3. Project 3: The Beautiful and the Sublime

3.4. Photography and the City

Louis Daguerre, Boulevard du Temple (1838) Image via Creative Commons.

Since the very beginnings of the medium, the city has provided opportunities for photography, both for landscape images and also as a rich resource of other potential subject matter. One of Daguerre’s first exposures, and the oldest surviving example of its kind, was the view from his studio window. Boulevard du Temple (1838) is also the first example of a photograph of a person. Unlike the rest of the people, carts and wagons that must have been visible from the window, the tiny figure towards the lower left of the frame with his foot perched was only rendered on the plate because he remained relatively still whilst having his shoes shined during Daguerre’s ten-minute exposure. Like Fox Talbot on the other side of the Channel, Daguerre also turned to still life subjects to experiment and practice with. One of the valuable lessons we can draw from both photographers is their example of engaging with their own surroundings photographically. Although Talbot did photograph beyond his home at Lacock Abbey, Clarke is critical of some of these works. If we needed a good example to highlight the limitations of the common misconception, that in order to take interesting photographs one has to travel, surely this is it.

“The images of Paris remain passive and mute, and establish not so much the tourist eye-view, hungry for sights to record, as one that was looking for things to record... his London images, for example Nelson’s Column (1843), keep the city at a distance and follow the eye in its way within the urban world.”

Clark, G., (1997) The Photograph, Oxford University Press: Oxford; New York. p.77.

The city is a type of space that we are more likely to associate with documentary photography – or, more specifically, street photography – than the landscape genre. Photography has often been used to explore and expose the darker, seedier side and moral imbalance within cities. John Thomson’s (1837–1921) major project documenting daily urban life, Street Life in London, was published in eleven parts between 1876 and 1877. On the other side of the Atlantic, the body of work How the Other Half Lives (1890), made by Jacob Riis (1849–1914), was a substantial photographic investigation of the impoverished parts of New York City, and is often cited as an example of a morally inspired social documentary that had a direct and lasting effect upon the political context of the time.

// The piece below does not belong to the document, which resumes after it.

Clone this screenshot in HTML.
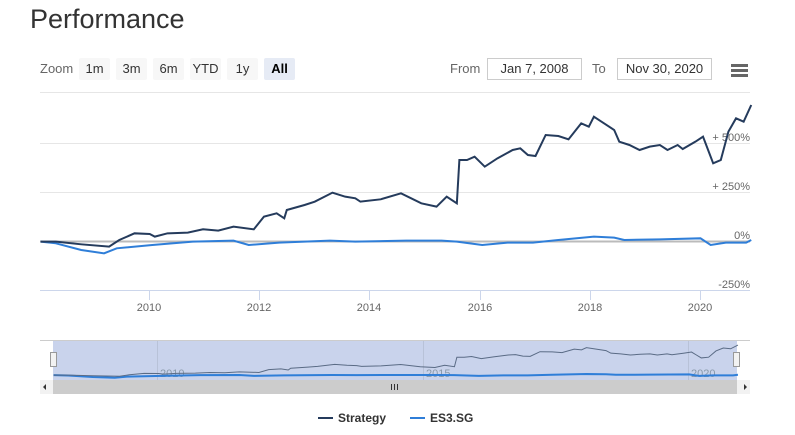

Photographers all over the world continue to explore the seedier – as well as complex – nature of conurbations. A recurring line of investigation is that of the city, not just as one complete inter-connecting unit, but as layers of different cities or cities within cities. Sometimes these elements are briefly exposed to one another, but often they are designed to restrain their inhabitants from uncomfortable contact with each other. This is a recurring theme in fictional narrative, for example the film In Time (2011). In this science fiction thriller set in a dystopian future, the protagonist travels through the different levels of strictly controlled and guarded zones to escape from the ghetto and seek revenge upon the most affluent who live in luxury at the cost of the poorest.

Extending some of the themes of his earlier works around history, memory and disputed territories, Paul Seawright travelled to major cities in sub-Saharan Africa, exploring communities on the fringes of conurbations, both geographically and socially, for his series Invisible Cities (exhibited 2007). Invisible Cities (the title is appropriated from the book by Italo Calvino (1972)), comprises varied photographs, some of which are recognisable as landscape pictures, whilst others might be considered works of environmental portraiture. None of the titles of the photographs refer to specific locations or people, which emphasises the indistinct nature and the anonymity of these places and their inhabitants. The photograph, Bridge (2006) perhaps communicates some of these ideas most acutely.

The road bridge, presumably an interchange of major roads on the edge of a city, cleanly divides the frame in two. A yellow bus heads along the road towards the city from, we might suppose, the sanctuary of the suburbs, taking children to school or their parents to work. The sky is empty and bleak, which is echoed by the detritus that sprawls below, shielded by the flyover from the view of the bus’s passengers. The composition and social sentiment echoes Stieglitz’s The Steerage, made 90 years earlier. You’ll return to the city as both a motif and a means of making work when you look at psychogeography in Part Two, but for now, it suffices to say that the city is a valid and exciting subject for landscape work.

Paul Seawright, Bridge, from the series Invisible Cities (2006) Image courtesy of the artist.